Welford’s algorithm for batch statistics updates
Created:
Computing moving statistics (e.g. mean and variance) is useful when dealing with very large datasets. Welford’s algorithm is one method for achieving this. This post derives how it works for single sample as well as batch updates.
Define \(\bar{x}_n=\frac{1}{n}\sum^n_i x_i\), \(M_{2,n}=\sum^n_i (x_i-\bar{x}_n)^2\), such that the biased variance is \(\sigma_n^2=\frac{M_{2,n}}{n}\) and the unbiased one is \(s_n^2=\frac{M_{2,n}}{(n-1)}\).
batch_size=1 case
\(\bar{x}_n=\bar{x}_{n-1}+\frac{x_n-\bar{x}_{n-1}}{n}\) \(M_{2,n}=M_{2,n-1}+(x_n-\bar{x}_n)(x_n-\bar{x}_{n-1})\)
Define \(\delta=x_n-\bar{x}_{n-1}\), \(M_a=(n-1)\sigma_{n-1}\), such that \(M_{2,n}=M_a+\delta(x_n-\bar{x}_n)\)

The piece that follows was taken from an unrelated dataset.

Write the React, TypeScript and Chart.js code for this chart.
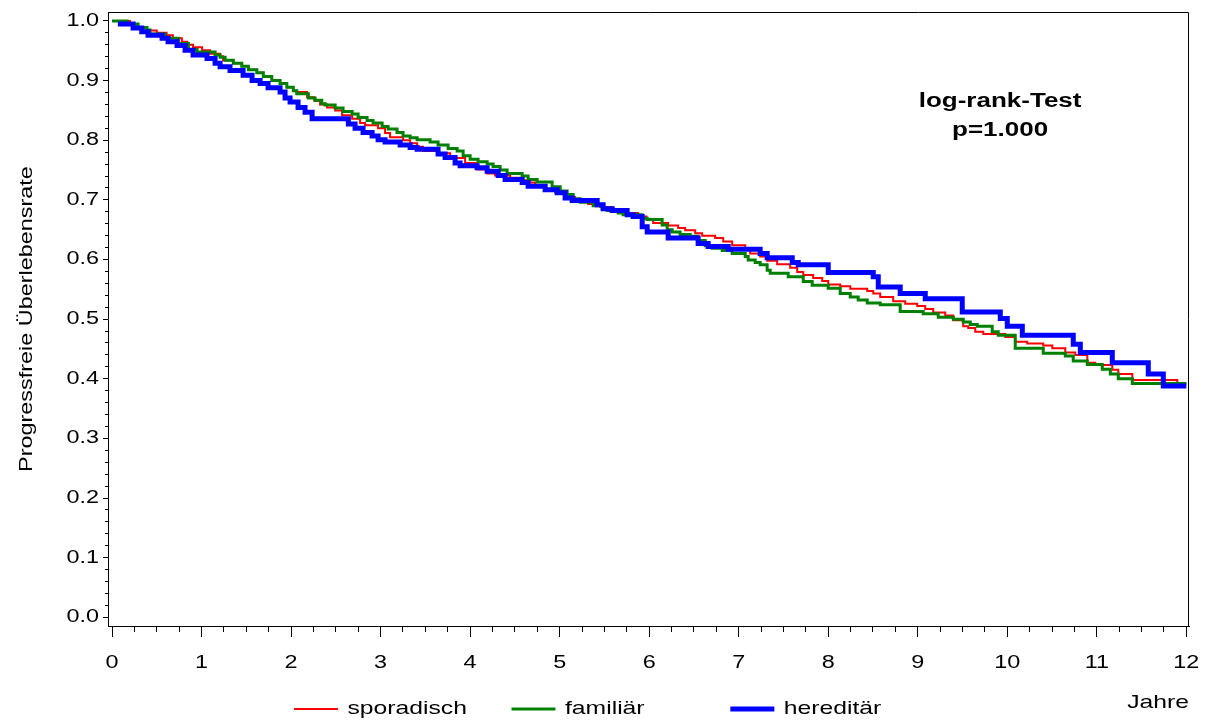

Note that \(x_n-\bar{x}_n=\frac{nx_n-\sum_i^nx_i}{n}=\frac{(n-1)x_n-\sum_i^{n-1}x_i}{n}=(n-1)\frac{x_n-\bar{x}_{n-1}}{n}=\delta\frac{n-1}{n}\) Therefore, \(M_{2,n}=M_a+\delta^2*\frac{n-1}{n}\)
batch_size=\(b\)
Let \(\bar{x}_n\) be the new mean to be calculated (i.e. corresponding to \(\bar{x}_n\)). Given previously calculated mean \(\bar{x}_{n'}\) (i.e. corresponding to \(\bar{x}_{n-1}\)) and variance (from \(M_{2,n'}\)) from \(n'\) samples, with an additional batch of size \(b\) samples, how to update the mean and variance?
mean
\(\begin{align*} \bar{x}_n &= \bar{x}_{n'}+\frac{\sum_i^b(x_i-\bar{x}_{n'})}{n} \\ &=\bar{x}_{n'}+\frac{(\bar{x}_b-\bar{x}_{n'})b}{n} \\ &= \bar{x}_{n'}+\delta\frac{b}{n} \end{align*}\) where \(\bar{x}_b\) is the batch mean, total number of samples is \(n=n'+b\), and we re-define \(\delta=\bar{x}_b-\bar{x}_{n'}\).
variance
\(\begin{align*} M_{2,n} = \sum^n_i (x_i-\bar{x}_n)^2 = \sum^{n'}_i (x_i-\bar{x}_n)^2 &+ \sum^b_j (x_j-\bar{x}_n)^2 \\ \text{The first term, } \sum^{n'}_i (x_i-\bar{x}_n)^2 &= \sum^{n'}_i (x_i-\bar{x}_{n'} + \frac{b}{n}(\bar{x}_{n'}-\bar{x}_b))^2 \\ &= \sum^{n'}_i (x_i-\bar{x}_{n'})^2 + 2\frac{b}{n}(\bar{x}_{n'}-\bar{x}_b)\sum^{n'}_i (x_i-\bar{x}_{n'}) + \sum^{n'}_i (\frac{b}{n}(\bar{x}_{n'}-\bar{x}_b))^2 \\ &= M_{2,n-1} + 0 + n'\frac{b^2}{n^2}(\bar{x}_{n'}-\bar{x}_b)^2 \\ &= M_{2,n-1} + n'\frac{b^2}{n^2}\delta^2 \end{align*}\) \(\begin{align*} \text{The second term, } \sum^b_j (x_j-\bar{x}_n)^2 &= \sum^b_j (x_j-\bar{x}_b+\frac{n'}{n}(\bar{x}_b-\bar{x}_{n'}))^2 \\ &= \sum^b_j (x_j-\bar{x}_b)^2 + b\frac{n'^2}{n^2}(\bar{x}_{n'}-\bar{x}_b)^2 \\ &= M_b + b\frac{n'^2}{n^2}\delta^2\\ \text{Putting them together, } M_{2,n} &= M_{2,n'} + \sum^b_j (x_j-\bar{x}_b)^2 + \frac{n'b(n'+b)}{n^2}(\bar{x}_{n'}-\bar{x}_b)^2 \\ &= M_a + M_b + \frac{n'b(n'+b)}{n^2}\delta^2\\ &= M_a + M_b + \frac{n'b}{n}\delta^2 \end{align*}\) where in the code, we define \(M_a=M_{2,n'}\), \(M_b = b\sigma_b^2\) for the corresponding value of the current batch.